Have your “me and Jesus” moments at home. Come to corporate worship to sing praises as part of his body.

2. Seize Distractions as Opportunities

As much as pastors and lead worshipers should pursue undistracting excellence to minimize diversions, it is inevitable that distractions will arise. But that doesn’t mean that the spirit of our worship has to be derailed. With a widened heart, we can learn to see these as opportunities, not obstructions, for engaging with God and loving others.

The God we worship is plenty big enough to handle our pint-sized disruptions. Our good-hearted miscues, whether from the platform or in the congregation, do not threaten his glory and need not threaten our experience of it — if we refuse to give the distractions space in our hearts to steal our joy.

3. Serve One Another Joyfully

Every church has needs on Sunday morning. We need volunteers for parking, greeting, setup, and of course the big one — childcare.
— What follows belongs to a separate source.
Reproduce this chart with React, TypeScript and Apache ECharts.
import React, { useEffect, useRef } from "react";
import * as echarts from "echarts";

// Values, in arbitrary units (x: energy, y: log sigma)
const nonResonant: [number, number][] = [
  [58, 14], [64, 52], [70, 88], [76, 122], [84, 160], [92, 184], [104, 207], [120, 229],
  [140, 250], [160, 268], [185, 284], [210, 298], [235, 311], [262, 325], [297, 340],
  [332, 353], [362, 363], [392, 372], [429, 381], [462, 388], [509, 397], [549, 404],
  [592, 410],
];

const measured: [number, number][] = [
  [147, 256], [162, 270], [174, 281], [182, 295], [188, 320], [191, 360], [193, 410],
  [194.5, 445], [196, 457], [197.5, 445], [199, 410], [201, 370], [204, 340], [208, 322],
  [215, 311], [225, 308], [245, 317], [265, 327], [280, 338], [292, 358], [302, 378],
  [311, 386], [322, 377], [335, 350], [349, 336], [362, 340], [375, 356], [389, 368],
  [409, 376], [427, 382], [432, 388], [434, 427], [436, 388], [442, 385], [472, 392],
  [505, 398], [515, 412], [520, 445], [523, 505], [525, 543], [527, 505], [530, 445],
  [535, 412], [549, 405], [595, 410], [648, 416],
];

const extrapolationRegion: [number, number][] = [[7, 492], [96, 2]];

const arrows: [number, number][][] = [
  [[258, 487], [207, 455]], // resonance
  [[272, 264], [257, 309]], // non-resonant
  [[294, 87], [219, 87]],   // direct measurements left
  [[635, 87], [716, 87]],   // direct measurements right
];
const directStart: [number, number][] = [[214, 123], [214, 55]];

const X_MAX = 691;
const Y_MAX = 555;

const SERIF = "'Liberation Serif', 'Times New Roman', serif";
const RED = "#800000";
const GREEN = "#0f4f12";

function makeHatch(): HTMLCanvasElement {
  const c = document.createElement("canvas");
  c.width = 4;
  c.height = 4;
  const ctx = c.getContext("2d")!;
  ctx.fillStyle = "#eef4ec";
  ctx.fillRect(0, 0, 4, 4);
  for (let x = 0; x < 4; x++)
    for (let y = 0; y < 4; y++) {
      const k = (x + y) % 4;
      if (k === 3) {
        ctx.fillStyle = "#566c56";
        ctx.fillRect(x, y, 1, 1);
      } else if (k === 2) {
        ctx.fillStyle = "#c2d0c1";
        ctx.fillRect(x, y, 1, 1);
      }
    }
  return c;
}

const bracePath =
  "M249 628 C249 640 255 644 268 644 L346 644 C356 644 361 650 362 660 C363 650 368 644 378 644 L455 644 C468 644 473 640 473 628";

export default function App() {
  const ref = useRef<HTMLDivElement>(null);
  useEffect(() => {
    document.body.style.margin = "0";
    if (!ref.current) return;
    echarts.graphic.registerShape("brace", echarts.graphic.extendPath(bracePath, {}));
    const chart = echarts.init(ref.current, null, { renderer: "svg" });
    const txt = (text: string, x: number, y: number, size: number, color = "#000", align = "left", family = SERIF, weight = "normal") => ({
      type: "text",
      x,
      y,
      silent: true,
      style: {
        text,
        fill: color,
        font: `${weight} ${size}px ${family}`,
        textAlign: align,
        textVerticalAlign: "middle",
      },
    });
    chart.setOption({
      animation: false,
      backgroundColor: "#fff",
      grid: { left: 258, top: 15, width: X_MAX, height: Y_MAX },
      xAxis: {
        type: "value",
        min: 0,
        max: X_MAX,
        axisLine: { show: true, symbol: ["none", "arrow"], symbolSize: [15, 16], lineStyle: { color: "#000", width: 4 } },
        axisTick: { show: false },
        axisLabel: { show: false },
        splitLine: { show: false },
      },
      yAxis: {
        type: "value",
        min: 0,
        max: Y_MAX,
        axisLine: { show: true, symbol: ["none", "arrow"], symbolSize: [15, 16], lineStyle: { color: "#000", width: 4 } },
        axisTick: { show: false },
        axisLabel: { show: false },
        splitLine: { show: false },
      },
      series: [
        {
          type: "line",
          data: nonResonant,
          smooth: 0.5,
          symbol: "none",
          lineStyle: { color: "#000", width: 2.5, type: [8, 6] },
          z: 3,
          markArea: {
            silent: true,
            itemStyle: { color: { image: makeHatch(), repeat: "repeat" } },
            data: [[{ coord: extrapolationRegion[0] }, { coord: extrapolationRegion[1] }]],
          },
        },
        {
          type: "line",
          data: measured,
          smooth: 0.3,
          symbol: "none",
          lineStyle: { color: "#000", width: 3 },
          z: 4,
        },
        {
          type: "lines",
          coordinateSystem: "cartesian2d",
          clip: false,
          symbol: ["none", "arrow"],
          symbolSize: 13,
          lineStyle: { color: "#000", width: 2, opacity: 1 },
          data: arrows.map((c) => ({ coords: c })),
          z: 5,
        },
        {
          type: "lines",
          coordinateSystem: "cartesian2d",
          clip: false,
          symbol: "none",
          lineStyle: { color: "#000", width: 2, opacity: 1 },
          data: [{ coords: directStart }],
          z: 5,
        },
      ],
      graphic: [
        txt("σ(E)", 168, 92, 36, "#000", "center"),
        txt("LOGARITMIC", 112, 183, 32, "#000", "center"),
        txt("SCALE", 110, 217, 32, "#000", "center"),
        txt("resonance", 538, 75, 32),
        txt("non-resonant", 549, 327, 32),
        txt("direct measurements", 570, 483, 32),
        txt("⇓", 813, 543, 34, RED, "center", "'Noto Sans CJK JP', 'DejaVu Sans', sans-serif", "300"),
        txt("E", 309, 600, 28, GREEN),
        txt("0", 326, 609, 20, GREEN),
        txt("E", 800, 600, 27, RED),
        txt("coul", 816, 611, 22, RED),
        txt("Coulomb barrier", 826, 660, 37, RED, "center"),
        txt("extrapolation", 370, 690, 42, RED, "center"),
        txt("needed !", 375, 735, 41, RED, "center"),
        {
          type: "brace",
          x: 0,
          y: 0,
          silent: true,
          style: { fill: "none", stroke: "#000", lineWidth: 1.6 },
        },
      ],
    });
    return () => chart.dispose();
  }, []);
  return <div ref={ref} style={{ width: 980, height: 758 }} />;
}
The more we have cultivated a selfish and narrow “me and Jesus” approach to worship, rather than a wide-hearted “together” perspective, the less likely we’ll be to meet these needs with a happy heart — if we even put ourselves forward to help at all.

We need to remind ourselves that God gives even greater joy when our hearts expand to help others, rather than fixate narrowly on our emotional experience.

“God gives greater joy when our hearts expand to help others, rather than fixate on our emotional experience.”

Not only do we have the regular, clearly defined roles of service to fill. Sunday morning is a chance to be on the lookout for the unexpected needs of others, whether it’s offering to rock a fussy baby so a weary mother can worship, or even something as small as proactively sliding over a few seats to make space for latecomers.

New needs arise almost every week, and if we’re not narrowly focused on just ramping up our own hearts in worship, we can play the modest part of the Good Samaritan, not too distracted by our religious schedules to recognize and address real needs.

4. Forgive and Be Forgiven

A final way in which a “together” perspective on corporate worship can enrich Sunday mornings is calling to mind our relationships and any needs for reconciliation.

Instead of minimizing others, and seeking to block them out to focus on Jesus, we can ask if we have needlessly offended anyone, or withheld harmony. Are we at peace with our fellow worshipers? It’s a cue to check our hearts. Worship of God in the old covenant was not meant to be divorced from love for others (Matthew 5:23–24); neither is it in the new.

In particular, the Lord’s Table serves as a regular reminder in the life of the church to seek reconciliation with both God and one another. Rather than going inward, and blocking others out, as we prepare our hearts to eat and drink in faith, we come to the Table together. It is a family meal.

We eat and drink and worship together.